Precedent and consistency
[ch 7: page 49]Under the Acas Code, employers must act consistently when disciplining staff. The TUC suggests that reps should investigate how managers treated other staff in similar circumstances, including whether similar conduct was tolerated or whether only warnings were used.
The requirement for consistency does not mean the outcome will always be the same. Arguments about fairness that rely on comparisons with past treatment of other employees rarely succeed before an employment tribunal. This is because individual circumstances, such as the employee’s record, are nearly always different, and it will often be judged fair to impose different penalties for the same offence.

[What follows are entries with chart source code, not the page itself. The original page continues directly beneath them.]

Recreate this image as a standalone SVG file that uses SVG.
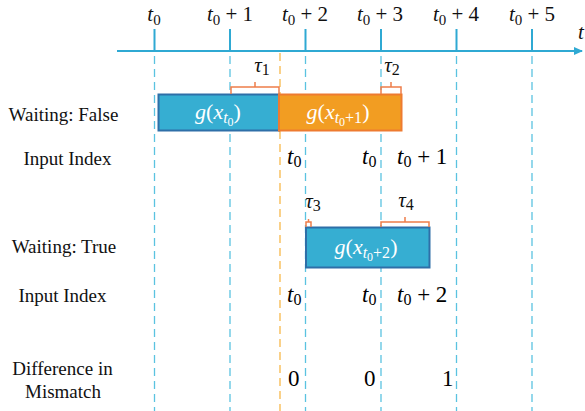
<svg xmlns="http://www.w3.org/2000/svg" width="585" height="411" viewBox="0 0 585 411">
<defs>
<style>
.lbl{font-size:19px;fill:#111;text-anchor:middle}
.m{font-size:21px;fill:#111}
.mi{font-style:italic}
.bx{font-size:22px;fill:#fff;text-anchor:middle}
.dash{stroke:#5bc3e0;stroke-width:1.3;stroke-dasharray:8,5;fill:none}
.dasho{stroke:#f7b84a;stroke-width:1.3;stroke-dasharray:8,5;fill:none}
.tick{stroke:#2fa9d3;stroke-width:2}
.brace{stroke:#ee7d4a;stroke-width:1.5;fill:none}
</style>
<marker id="ah" markerWidth="10" markerHeight="10" refX="8" refY="5" orient="auto" markerUnits="userSpaceOnUse">
<path d="M0,1 L9,5 L0,9 Z" fill="#2fa9d3"/>
</marker>
</defs>
<g id="connectors">
<line x1="117" y1="51" x2="582" y2="51" stroke="#2fa9d3" stroke-width="2" marker-end="url(#ah)"/>
<line class="tick" x1="154.5" y1="29" x2="154.5" y2="51"/>
<line class="tick" x1="230" y1="29" x2="230" y2="51"/>
<line class="tick" x1="305.5" y1="29" x2="305.5" y2="51"/>
<line class="tick" x1="381" y1="29" x2="381" y2="51"/>
<line class="tick" x1="456.5" y1="29" x2="456.5" y2="51"/>
<line class="tick" x1="532" y1="29" x2="532" y2="51"/>
<line class="dash" x1="154.5" y1="56" x2="154.5" y2="411"/>
<line class="dash" x1="230" y1="56" x2="230" y2="411"/>
<line class="dash" x1="305.5" y1="56" x2="305.5" y2="411"/>
<line class="dash" x1="381" y1="56" x2="381" y2="411"/>
<line class="dash" x1="456.5" y1="56" x2="456.5" y2="411"/>
<line class="dash" x1="532" y1="56" x2="532" y2="411"/>
<line class="dasho" x1="280" y1="53" x2="280" y2="411"/>
</g>
<g font-family="Liberation Serif, serif">
<g id="axis-labels">
<text class="m" x="154" y="21" text-anchor="middle"><tspan class="mi">t</tspan><tspan dy="4" font-size="15">0</tspan></text>
<text class="m" x="230" y="21" text-anchor="middle"><tspan class="mi">t</tspan><tspan dy="4" font-size="15">0</tspan><tspan dy="-4"> + 1</tspan></text>
<text class="m" x="305" y="21" text-anchor="middle"><tspan class="mi">t</tspan><tspan dy="4" font-size="15">0</tspan><tspan dy="-4"> + 2</tspan></text>
<text class="m" x="380" y="21" text-anchor="middle"><tspan class="mi">t</tspan><tspan dy="4" font-size="15">0</tspan><tspan dy="-4"> + 3</tspan></text>
<text class="m" x="456" y="21" text-anchor="middle"><tspan class="mi">t</tspan><tspan dy="4" font-size="15">0</tspan><tspan dy="-4"> + 4</tspan></text>
<text class="m" x="532" y="21" text-anchor="middle"><tspan class="mi">t</tspan><tspan dy="4" font-size="15">0</tspan><tspan dy="-4"> + 5</tspan></text>
<text class="m mi" x="578" y="39" font-size="24">t</text>
</g>
<g id="row-labels">
<text class="lbl" x="63.5" y="121">Waiting: False</text>
<text class="lbl" x="67.5" y="165">Input Index</text>
<text class="lbl" x="64" y="253">Waiting: True</text>
<text class="lbl" x="62.5" y="302">Input Index</text>
<text class="lbl" x="62.5" y="375">Difference in</text>
<text class="lbl" x="63" y="398">Mismatch</text>
</g>
<g id="box-g-t0">
<rect x="158.5" y="94.5" width="120.5" height="36" fill="#36aed2" stroke="#2e6fa8" stroke-width="2"/>
<text class="bx" x="218" y="119"><tspan class="mi">g</tspan>(<tspan class="mi">x</tspan><tspan dy="4" font-size="16" class="mi">t</tspan><tspan dy="3" font-size="12">0</tspan><tspan dy="-7">)</tspan></text>
</g>
<g id="box-g-t1">
<rect x="279" y="94.5" width="122.5" height="36" fill="#f29d22" stroke="#ee7b30" stroke-width="2"/>
<text class="bx" x="338" y="119"><tspan class="mi">g</tspan>(<tspan class="mi">x</tspan><tspan dy="4" font-size="16" class="mi">t</tspan><tspan dy="3" font-size="12">0</tspan><tspan dy="-3" font-size="16">+1</tspan><tspan dy="-4">)</tspan></text>
</g>
<g id="box-g-t2">
<rect x="306" y="227.5" width="123.5" height="40" fill="#36aed2" stroke="#2e6fa8" stroke-width="2"/>
<text class="bx" x="366" y="254"><tspan class="mi">g</tspan>(<tspan class="mi">x</tspan><tspan dy="4" font-size="16" class="mi">t</tspan><tspan dy="3" font-size="12">0</tspan><tspan dy="-3" font-size="16">+2</tspan><tspan dy="-4">)</tspan></text>
</g>
<g id="tau1">
<path class="brace" d="M231,94 V87 H279 V94 M255,87 V82"/>
<text class="m" x="262" y="72" text-anchor="middle" font-size="22"><tspan class="mi">τ</tspan><tspan dy="3" font-size="16">1</tspan></text>
</g>
<g id="tau2">
<path class="brace" d="M381,94 V87 H401 V94 M391,87 V82"/>
<text class="m" x="392" y="72" text-anchor="middle" font-size="22"><tspan class="mi">τ</tspan><tspan dy="3" font-size="16">2</tspan></text>
</g>
<g id="tau3">
<path class="brace" d="M306,227 V222 H311 V227 M308.5,222 V219"/>
<text class="m" x="313" y="208" text-anchor="middle" font-size="22"><tspan class="mi">τ</tspan><tspan dy="3" font-size="16">3</tspan></text>
</g>
<g id="tau4">
<path class="brace" d="M381,227 V222 H429 V227 M405,222 V217"/>
<text class="m" x="406" y="207" text-anchor="middle" font-size="22"><tspan class="mi">τ</tspan><tspan dy="3" font-size="16">4</tspan></text>
</g>
<g id="input-index-false">
<text x="287" y="164" font-size="23"><tspan class="mi">t</tspan><tspan dy="3" font-size="16">0</tspan></text>
<text x="362" y="164" font-size="23"><tspan class="mi">t</tspan><tspan dy="3" font-size="16">0</tspan></text>
<text x="397" y="164" font-size="23"><tspan class="mi">t</tspan><tspan dy="3" font-size="16">0</tspan><tspan dy="-3"> + 1</tspan></text>
</g>
<g id="input-index-true">
<text x="287" y="302" font-size="23"><tspan class="mi">t</tspan><tspan dy="3" font-size="16">0</tspan></text>
<text x="362" y="302" font-size="23"><tspan class="mi">t</tspan><tspan dy="3" font-size="16">0</tspan></text>
<text x="397" y="302" font-size="23"><tspan class="mi">t</tspan><tspan dy="3" font-size="16">0</tspan><tspan dy="-3"> + 2</tspan></text>
</g>
<g id="mismatch">
<text x="288" y="386" font-size="23">0</text>
<text x="364" y="386" font-size="23">0</text>
<text x="442" y="386" font-size="23">1</text>
</g>
</g>
</svg>
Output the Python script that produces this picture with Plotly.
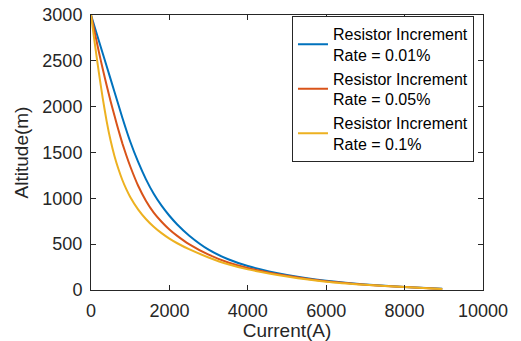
import plotly.graph_objects as go

# Data (current in A, altitude in m)
blue_current = [0, 200, 400, 600, 800, 1000, 1200, 1400, 1600, 1800, 2000, 2200, 2500,
                3000, 3500, 4000, 5000, 6000, 7000, 8000, 8960]
blue_alt = [3000, 2720, 2440, 2160, 1880, 1620, 1400, 1210, 1050, 920, 810, 715, 595,
            440, 335, 262, 165, 100, 60, 34, 14]

red_current = [0, 100, 200, 300, 400, 500, 600, 700, 800, 900, 1000, 1200, 1400, 1600,
               1800, 2000, 2200, 2500, 3000, 3500, 4000, 5000, 6000, 7000, 8000, 8960]
red_alt = [3000, 2800, 2600, 2410, 2230, 2060, 1900, 1745, 1600, 1470, 1350, 1140, 975, 845,
           745, 660, 590, 500, 385, 300, 240, 155, 95, 58, 33, 12]

yellow_current = [0, 50, 100, 150, 200, 300, 400, 500, 600, 700, 800, 900, 1000, 1200, 1400,
                  1600, 1800, 2000, 2200, 2500, 3000, 3500, 4000, 5000, 6000, 7000, 8000, 8960]
yellow_alt = [3000, 2840, 2680, 2525, 2375, 2090, 1840, 1630, 1460, 1320, 1200, 1100, 1015, 880,
              775, 690, 620, 560, 510, 445, 355, 280, 225, 148, 90, 56, 32, 10]

names = ["Resistor Increment<br>Rate = 0.01%",
         "Resistor Increment<br>Rate = 0.05%",
         "Resistor Increment<br>Rate = 0.1%"]
colors = ["#0072BD", "#D95319", "#EDB120"]

x_ticks = [0, 2000, 4000, 6000, 8000, 10000]
y_ticks = [0, 500, 1000, 1500, 2000, 2500, 3000]

FONT = "Liberation Sans, Arial"

fig = go.Figure()
for xs, ys, nm, c in [(blue_current, blue_alt, names[0], colors[0]),
                      (red_current, red_alt, names[1], colors[1]),
                      (yellow_current, yellow_alt, names[2], colors[2])]:
    fig.add_trace(go.Scatter(x=xs, y=ys, mode="lines", name=nm,
                             line=dict(color=c, width=2, shape="spline", smoothing=0.6)))

axis_common = dict(showgrid=False, zeroline=False, showline=True, linecolor="#262626",
                   linewidth=1, mirror="ticks", ticks="inside", ticklen=5, automargin=False,
                   tickcolor="#262626", tickfont=dict(family=FONT, size=18, color="#262626"))

fig.update_layout(
    width=521, height=341,
    margin=dict(l=91, r=38, t=15, b=51),
    paper_bgcolor="white", plot_bgcolor="white",
    xaxis=dict(range=[0, 10000], tickvals=x_ticks, ticktext=[str(v) for v in x_ticks],
               title=dict(text="Current(A)", font=dict(family=FONT, size=19, color="#262626"), standoff=4),
               ticklabelstandoff=4, **axis_common),
    yaxis=dict(range=[0, 3000], tickvals=y_ticks, ticktext=[str(v) for v in y_ticks],
               title=dict(text="Altitude(m)", font=dict(family=FONT, size=19, color="#262626"), standoff=8),
               ticklabelstandoff=4, **axis_common),
    legend=dict(x=0.977, y=0.997, xanchor="right", yanchor="top",
                bgcolor="white", bordercolor="#262626", borderwidth=1,
                font=dict(family=FONT, size=16, color="#000000"),
                tracegroupgap=0),
    showlegend=True,
)

fig.write_html("out.html")
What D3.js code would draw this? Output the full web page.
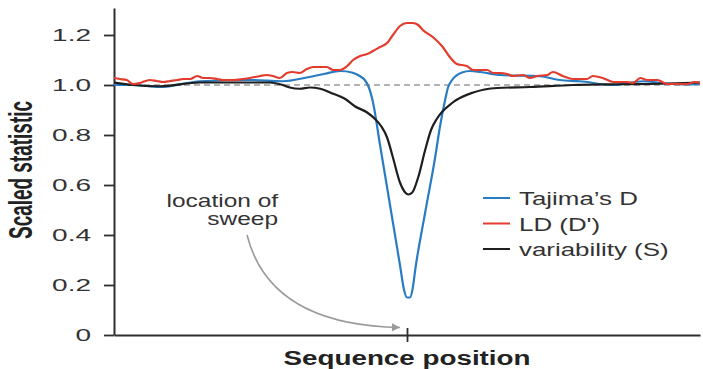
<!DOCTYPE html>
<html>
<head>
<meta charset="utf-8">
<script src="https://cdn.jsdelivr.net/npm/d3@7"></script>
<style>
  html, body { margin: 0; padding: 0; background: #fff; }
  svg { display: block; font-family: "Liberation Sans", Arial, sans-serif; }
</style>
</head>
<body>
<div id="chart"></div>
<script>
// sequence position runs 0..100, the sweep sits at 50
const sweepPos = 50;

const tajimaPos = [0, 3.2, 7.8, 14.7, 23.2, 28.8, 32.9, 36.0, 38.6, 40.6, 42.0, 42.8, 43.5, 44.2, 45.4, 47.1, 48.8, 49.5, 50.0, 50.5, 51.0, 51.4, 53.1, 54.8, 55.6, 56.5, 57.0, 57.7, 59.4, 60.75, 62.5, 65.9, 72.7, 76.1, 79.5, 85.2, 90.3, 93.2, 98.3, 100];
const tajimaVal = [1.0, 1.0, 0.992, 1.015, 1.02, 1.015, 1.03, 1.045, 1.056, 1.05, 1.035, 1.02, 0.99, 0.93, 0.76, 0.52, 0.28, 0.18, 0.15, 0.15, 0.19, 0.26, 0.49, 0.71, 0.83, 0.94, 0.99, 1.02, 1.05, 1.056, 1.052, 1.04, 1.035, 1.02, 1.015, 1.0, 1.015, 1.008, 1.002, 1.005];

const ldPos = [0, 1.0, 2.2, 3.2, 4.4, 6.1, 7.3, 8.4, 9.6, 10.8, 11.8, 13.0, 14.2, 15.2, 16.4, 17.6, 18.6, 20.3, 22.0, 23.2, 24.9, 26.1, 27.1, 28.3, 29.5, 30.5, 31.7, 32.9, 34.0, 35.2, 36.3, 37.4, 38.6, 39.8, 40.8, 42.0, 43.2, 44.2, 45.4, 46.6, 47.6, 48.8, 50.0, 51.0, 51.9, 52.7, 54.4, 56.1, 57.3, 58.5, 60.2, 61.3, 62.5, 63.7, 64.7, 65.9, 67.1, 68.1, 69.8, 71.0, 72.2, 73.9, 74.9, 76.6, 78.3, 80.7, 81.7, 83.4, 85.2, 87.5, 88.6, 89.8, 91.0, 92.7, 94.4, 96.6, 97.8, 99.1, 100];
const ldVal = [1.028, 1.024, 1.02, 1.004, 1.008, 1.02, 1.016, 1.012, 1.016, 1.02, 1.024, 1.024, 1.036, 1.028, 1.028, 1.024, 1.02, 1.02, 1.024, 1.028, 1.036, 1.04, 1.036, 1.028, 1.048, 1.052, 1.048, 1.064, 1.072, 1.072, 1.072, 1.06, 1.06, 1.076, 1.10, 1.116, 1.124, 1.136, 1.152, 1.168, 1.20, 1.236, 1.248, 1.248, 1.24, 1.22, 1.192, 1.152, 1.112, 1.084, 1.076, 1.06, 1.06, 1.06, 1.048, 1.048, 1.044, 1.036, 1.04, 1.028, 1.036, 1.04, 1.052, 1.036, 1.024, 1.024, 1.036, 1.028, 1.012, 1.012, 1.008, 1.028, 1.02, 1.02, 1.004, 1.004, 1.004, 1.012, 1.008];

const varPos = [0, 3.2, 7.8, 14.7, 23.2, 26.6, 28.8, 30.0, 31.7, 33.4, 35.2, 37.4, 39.4, 41.1, 43.2, 44.5, 45.6, 46.6, 47.6, 48.8, 49.7, 50.2, 50.9, 51.9, 53.1, 54.1, 55.1, 57.8, 61.3, 65.4, 71.0, 78.3, 86.3, 93.2, 100];
const varVal = [1.01, 1.0, 0.995, 1.01, 1.01, 1.01, 1.0, 0.99, 0.985, 0.99, 0.985, 0.965, 0.945, 0.915, 0.89, 0.865, 0.835, 0.79, 0.71, 0.61, 0.57, 0.562, 0.57, 0.63, 0.74, 0.82, 0.865, 0.93, 0.97, 0.988, 0.992, 1.0, 1.003, 1.005, 1.01];

const yTicks = [0, 0.2, 0.4, 0.6, 0.8, 1.0, 1.2];
const yTickLabels = ["0", "0.2", "0.4", "0.6", "0.8", "1.0", "1.2"];
const seriesNames = ["Tajima\u2019s D", "LD (D')", "variability (S)"];
const noteLines = ["location of", "sweep"];

const colors = ["#2a7cc2", "#e43b2f", "#1e1e1e"];
const axisColor = "#2e2e2e";
const textColor = "#333";

const width = 703, height = 369;

const svg = d3.select("#chart").append("svg")
  .attr("width", width)
  .attr("height", height);

const x = d3.scaleLinear().domain([0, 100]).range([114, 700]);
const y = d3.scaleLinear().domain([0, 1.308]).range([335, 8]);

// neutral reference line
svg.append("line")
  .attr("x1", x(0)).attr("x2", x(100))
  .attr("y1", y(1)).attr("y2", y(1))
  .attr("stroke", "#9a9a9a")
  .attr("stroke-width", 1.6)
  .attr("stroke-dasharray", "6,4");

// axes
const yAxis = svg.append("g")
  .attr("transform", "translate(" + x(0) + ",0)")
  .call(d3.axisLeft(y).tickValues(yTicks).tickFormat((d, i) => yTickLabels[i]).tickSize(10).tickSizeOuter(0));
yAxis.attr("font-size", null).attr("font-family", null);
yAxis.select(".domain").attr("stroke", axisColor).attr("stroke-width", 2);
yAxis.selectAll(".tick line").attr("stroke", axisColor).attr("stroke-width", 1.8);
yAxis.selectAll(".tick text")
  .attr("font-size", 16)
  .attr("fill", textColor)
  .attr("x", -23 / 1.75)
  .attr("transform", "scale(1.75,1)");

const xAxis = svg.append("g")
  .attr("transform", "translate(0," + y(0) + ")")
  .call(d3.axisBottom(x).tickValues([sweepPos]).tickFormat("").tickSize(7).tickSizeOuter(0));
xAxis.select(".domain").attr("stroke", axisColor).attr("stroke-width", 2);
xAxis.selectAll(".tick line").attr("y1", -7).attr("stroke", axisColor).attr("stroke-width", 1.8);

// curves
const line = d3.line()
  .x(d => x(d[0]))
  .y(d => y(d[1]))
  .curve(d3.curveMonotoneX);

const series = [
  d3.zip(tajimaPos, tajimaVal),
  d3.zip(ldPos, ldVal),
  d3.zip(varPos, varVal)
];

[0, 2, 1].forEach(i => {
  svg.append("path")
    .datum(series[i])
    .attr("fill", "none")
    .attr("stroke", colors[i])
    .attr("stroke-width", 2.2)
    .attr("stroke-linejoin", "round")
    .attr("d", line);
});

// axis titles
svg.append("text")
  .attr("transform", "translate(32,170) rotate(-90)")
  .attr("text-anchor", "middle")
  .attr("font-size", 33)
  .attr("font-weight", "bold")
  .attr("fill", "#222")
  .attr("textLength", 138)
  .attr("lengthAdjust", "spacingAndGlyphs")
  .text("Scaled statistic");

svg.append("text")
  .attr("transform", "translate(" + x(sweepPos) + ",365) scale(1.39,1)")
  .attr("text-anchor", "middle")
  .attr("font-size", 20)
  .attr("font-weight", "bold")
  .attr("fill", "#222")
  .text("Sequence position");

// legend
const legend = svg.append("g").attr("transform", "translate(483,198)");
seriesNames.forEach((name, i) => {
  legend.append("line")
    .attr("x1", 0).attr("x2", 27)
    .attr("y1", i * 25.5).attr("y2", i * 25.5)
    .attr("stroke", colors[i])
    .attr("stroke-width", 2);
  legend.append("text")
    .attr("transform", "translate(36," + (i * 25.5 + 7) + ") scale(1.48,1)")
    .attr("font-size", 17.5)
    .attr("fill", textColor)
    .text(name);
});

// sweep annotation
noteLines.forEach((t, i) => {
  svg.append("text")
    .attr("transform", "translate(" + x(28) + "," + (y(0.512) + i * 18) + ") scale(1.4,1)")
    .attr("text-anchor", "end")
    .attr("font-size", 17.5)
    .attr("fill", textColor)
    .text(t);
});

svg.append("defs").append("marker")
  .attr("id", "arrow")
  .attr("viewBox", "0 0 10 10")
  .attr("refX", 10).attr("refY", 5)
  .attr("markerWidth", 11).attr("markerHeight", 8)
  .attr("markerUnits", "userSpaceOnUse")
  .attr("orient", "auto")
  .append("path")
  .attr("d", "M0,0L10,5L0,10z")
  .attr("fill", "#9a9a9a");

const arrow = d3.path();
arrow.moveTo(x(22.7), y(0.400));
arrow.quadraticCurveTo(x(26.6), y(0.04), x(48.8), y(0.03));
svg.append("path")
  .attr("d", arrow.toString())
  .attr("fill", "none")
  .attr("stroke", "#9a9a9a")
  .attr("stroke-width", 1.6)
  .attr("marker-end", "url(#arrow)");
</script>
</body>
</html>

The treatment of other employees in the past is only likely to be relevant in three scenarios:
• where there is evidence of employees being lulled into a false sense of security by the employer’s past behaviour, leading them to think certain kinds of behaviour will be tolerated, or at least will not result in dismissal;
• where more lenient behaviour towards others in the past suggests the employer is not putting forward the real reason for the dismissal; and
• where the circumstances of two employees are truly parallel, so that it is not reasonable to dismiss one without the other (Wincanton PLC v Atkinson & Anor UKEAT/0040/11/DM).
Arguments about the treatment of other current or past workers (or the member in the past) are likely to be highly relevant when discrimination or trade union victimisation are suspected.
“Making an example” of workers to deter others is likely to be unfair. Managers should not single out one member for more serious sanctions without clear justification:
The dismissal of an employee who had frequent absences for genuine reasons was unfair because it was motivated more by a desire to make an example of the employee and to deter others than by a wish to deal with the employee’s genuine sickness.